Engineers and Social Networks? Oil and Water, or Oil and Vinegar? (part 1 of 2)

I recently had the pleasure of serving as a panelist for a webinar titled Engineers ‘Professional Use of Social Networks Today and Where It Is Heading. (click here to see the replay of the webinar available free – registration required).

One of the panelists of the webinar, Kate Worlock, walks through some recent survey data of engineers and their use of social networks. Overall, the webinar was great, and I learned a lot not only from my co-panelists, but also the questions asked.

We didn’t have time to answer all of the submitted questions, but I did take a few moments and address some of the more common ones and some of the ones where I think the answers can provide some real value to engineers. Perhaps you have one of the same (or similar) questions.

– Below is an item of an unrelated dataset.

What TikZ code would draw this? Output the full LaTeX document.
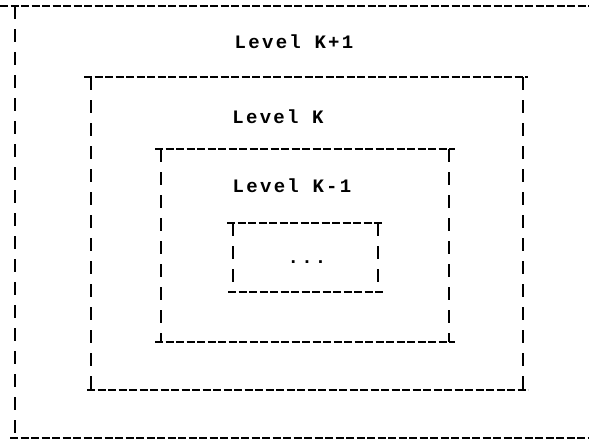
\documentclass[tikz,border=0pt]{standalone}
\usepackage{fontspec}
\newfontfamily\scanfont[LetterSpace=12]{Liberation Mono Bold}
\usetikzlibrary{positioning}

\begin{document}
\begin{tikzpicture}[x=1pt,y=-1pt,
  hrule/.style={line width=2.2pt,dash pattern=on 8pt off 2.5pt},
  vrule/.style={line width=2.2pt,dash pattern=on 13pt off 10pt},
  lvl/.style={font=\scanfont\fontsize{19}{22}\selectfont,inner sep=0pt}]
\useasboundingbox (0,0) rectangle (589,440);
% outer box, level K+1
\coordinate (A1) at (0,6);
\coordinate (A2) at (589,6);
\coordinate (A3) at (15,6);
\coordinate (A4) at (15,437);
\coordinate (A5) at (10,438);
\coordinate (A6) at (589,438);
% level K
\coordinate (B1) at (84,77);
\coordinate (B2) at (528,77);
\coordinate (B3) at (91,77);
\coordinate (B4) at (91,390);
\coordinate (B5) at (523,77);
\coordinate (B6) at (523,390);
\coordinate (B7) at (87,390);
\coordinate (B8) at (528,390);
% level K-1
\coordinate (C1) at (155,149);
\coordinate (C2) at (455,149);
\coordinate (C3) at (161,149);
\coordinate (C4) at (161,342);
\coordinate (C5) at (449,149);
\coordinate (C6) at (449,342);
\coordinate (C7) at (155,342);
\coordinate (C8) at (455,342);
% innermost
\coordinate (D1) at (227,223);
\coordinate (D2) at (383,223);
\coordinate (D3) at (233,223);
\coordinate (D4) at (233,292);
\coordinate (D5) at (378,223);
\coordinate (D6) at (378,292);
\coordinate (D7) at (228,292);
\coordinate (D8) at (383,292);

\node[lvl] (LKp) at (294,42) {Level K+1};
\node[lvl] (LK) at (278,117) {Level K};
\node[lvl] (LKm) at (292,186) {Level K-1};
\node[lvl] (Dots) at (307,262) {...};

\draw[hrule] (A1)--(A2);
\draw[vrule] (A3)--(A4);
\draw[hrule] (A5)--(A6);
\draw[hrule] (B1)--(B2);
\draw[vrule] (B3)--(B4);
\draw[vrule] (B5)--(B6);
\draw[hrule] (B7)--(B8);
\draw[hrule] (C1)--(C2);
\draw[vrule] (C3)--(C4);
\draw[vrule] (C5)--(C6);
\draw[hrule] (C7)--(C8);
\draw[hrule] (D1)--(D2);
\draw[vrule] (D3)--(D4);
\draw[vrule] (D5)--(D6);
\draw[hrule] (D7)--(D8);
\end{tikzpicture}
\end{document}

Q: What programs are being used for the social networking, and how are they being used by engineers? What kind of proprietary information sites can be used for knowledge transfers?

A: Traditional, web 1.0 discussion boards tend to be popular among engineers. A site like http://boardtracker.com will help locate these that are relevant to your industry. Also, Googling ‘social network site {your industry}’ (minus the quotes, and substituting your industry where appropriate) will yield some interesting results. If you are looking to keep knowledge sharing private, encrypted, and confidential, do not use sites like Facebook. Review all sites’ terms of service to understand how that information can be used.

Q: How can you assure your privacy when you sign up for a social network?

A: Assume for the moment that you have no privacy. Keep the conversations light and topical. Do not share trade secrets. If the conversation needs to move to a medium where security is of the utmost importance, the real issue at hand is no longer social networking sites but rather ‘encrypted data communication’. Email is only secure to a certain extent; the same for the telephone. What’s the threshold of data security you wish to achieve? Common sense should trump technology in this case.

Q: After collaboration through a social network, what kind of structure is recommended for the follow-up process of consolidation, capture, and use of data (e.g., business process management applications, document repository, etc.)?

A: Wikis are great for multi-author documents. They are fine for one author, too, but a simple notepad.txt file does the trick as well. Pick the right tool for the job. The structure that’s recommended is the one where the barrier of adoption is lowest. A simple file share with MS Word docs may suffice in one instance, where a system of interconnected wikis addresses another situation. Let the need dictate the tool, not the other way around.

Q: How can this tool be used for recruiting talents? How can this tool be used as an interactive communications tools for special groups and special interests?

A: Search http://www.SlideShare.net for ‘recruiting social media’ (minus the quotes) and you’ll see that there are already myriad presentations on how social networking is being used in the recruiting space. Also, the book Groundswell is a great primer for how social technologies are affecting business. In the book, there is a case study of how Ernst & Young uses social channels for its own recruiting efforts.

Q: Should the output of our employees be monitored for accuracy and company guideline compliance? Where is the line drawn between networking and selling through these venues?

A: It should be monitored to the same degree that each phone conversation and email is monitored. After all, those are forms of communication. If the reaction to this statement is, “Well, we don’t have time to monitor all of that”, then it comes down to an issue of trust in the employees.

The line for networking and selling draws itself. If one “sells” too much in the social channels, the amount of activity, comments, members, fans, likes, followers, or whatever will reflect that.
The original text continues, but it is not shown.